Federal prosecutors took two weeks to present their case, finishing with a display of more than 30 guns seized after the standoff. An FBI agent testified that 16,636 live rounds and nearly 1,700 spent casings were found.
During trial, Bundy testified that the plan was to take ownership of the refuge by occupying it for a period of time and then turn it over to local officials to use as they saw fit.
Bundy also testified that the occupiers carried guns because they would have been arrested immediately otherwise and to protect themselves against possible government attack.
The bird sanctuary takeover drew sympathizers from around the West.
It also drew a few protesters who were upset that the armed occupation was preventing others from using the land. They included Kieran Suckling, executive director of the Center for Biological Diversity.
Suckling on Thursday called the acquittals "extremely disturbing" for "anyone who cares about America's public lands, the rights of native people and their heritage, and a political system that refuses to be bullied by violence and racism.
"The Bundy clan and their followers peddle a dangerous brand of radicalism aimed at taking over lands owned by all of us.

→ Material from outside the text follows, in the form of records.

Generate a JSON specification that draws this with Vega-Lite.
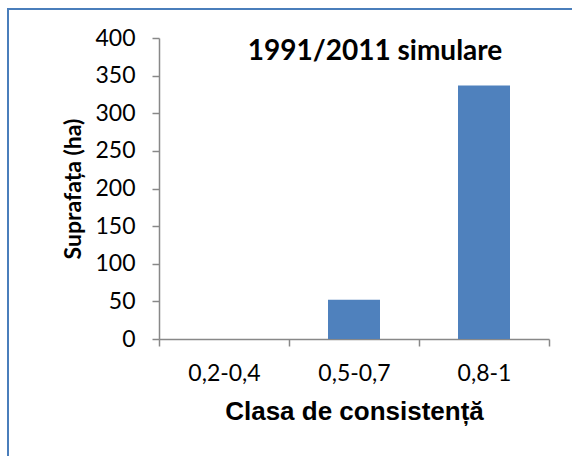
{
  "$schema": "https://vega.github.io/schema/vega-lite/v6.json",
  "width": 564,
  "height": 447,
  "autosize": "none",
  "padding": {"left": 8, "top": 9, "right": 0, "bottom": 0},
  "background": "white",
  "title": {
    "text": "1991/2011 simulare",
    "font": "Lato",
    "fontSize": 28,
    "fontWeight": "bold",
    "color": "#000000",
    "anchor": "middle",
    "dx": 85,
    "offset": -79,
    "baseline": "alphabetic"
  },
  "data": {
    "values": [
      {"clasa": "0,2-0,4", "suprafata": 0},
      {"clasa": "0,5-0,7", "suprafata": 52},
      {"clasa": "0,8-1", "suprafata": 337}
    ]
  },
  "mark": {"type": "bar", "color": "#4f81bd", "width": {"band": 0.4}},
  "encoding": {
    "x": {
      "field": "clasa",
      "type": "nominal",
      "sort": null,
      "scale": {"range": [151, 541], "paddingInner": 0, "paddingOuter": 0},
      "axis": {
        "title": "Clasa de consistență",
        "titleFont": "Liberation Sans",
        "titleFontSize": 26,
        "titleFontWeight": "bold",
        "titleColor": "#000000",
        "titlePadding": 13,
        "offset": -117,
        "tickBand": "extent",
        "labelAngle": 0,
        "labelFont": "Lato",
        "labelFontSize": 23,
        "labelColor": "#000000",
        "labelPadding": 16,
        "tickSize": 7,
        "tickColor": "#888888",
        "tickWidth": 1.5,
        "domainColor": "#888888",
        "domainWidth": 1.5
      }
    },
    "y": {
      "field": "suprafata",
      "type": "quantitative",
      "scale": {"domain": [0, 400], "range": [330, 29], "nice": false},
      "axis": {
        "title": "Suprafața (ha)",
        "titleFont": "Lato",
        "titleFontSize": 23,
        "titleFontWeight": "bold",
        "titleColor": "#000000",
        "titlePadding": 9,
        "offset": -151,
        "values": [0, 50, 100, 150, 200, 250, 300, 350, 400],
        "grid": false,
        "labelFont": "Lato",
        "labelFontSize": 23,
        "labelColor": "#000000",
        "labelPadding": 17,
        "tickSize": 7,
        "tickColor": "#888888",
        "tickWidth": 1.5,
        "domainColor": "#888888",
        "domainWidth": 1.5
      }
    }
  },
  "config": {"view": {"stroke": "#4a7ebb", "strokeWidth": 2, "strokeDash": [564, 1011, 447]}}
}
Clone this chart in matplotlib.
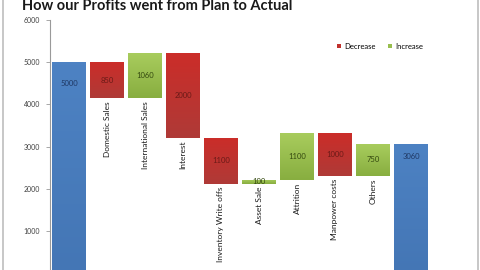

I worry this verdict only emboldens the kind of intimidation and right-wing violence that underpins their movement," Suckling said.
One of Ammon Bundy's attorneys, Morgan Philpot, had a different perspective after watching Mumford get tackled by marshals.
"His liberty was just assaulted by the very government that was supposed to protect it, by the very government that just prosecuted his client — unjustly as the jury found."
There's another Oregon trial coming up over the wildlife refuge.
Authorities had charged 26 occupiers with conspiracy. Eleven pleaded guilty, and another had the charge dropped. Seven defendants chose not to be tried at this time. Their trial is scheduled to begin Feb. 14.
Associated Press Writers Andrew Selsky in Salem, Ore., and Ken Ritter in Las Vegas contributed.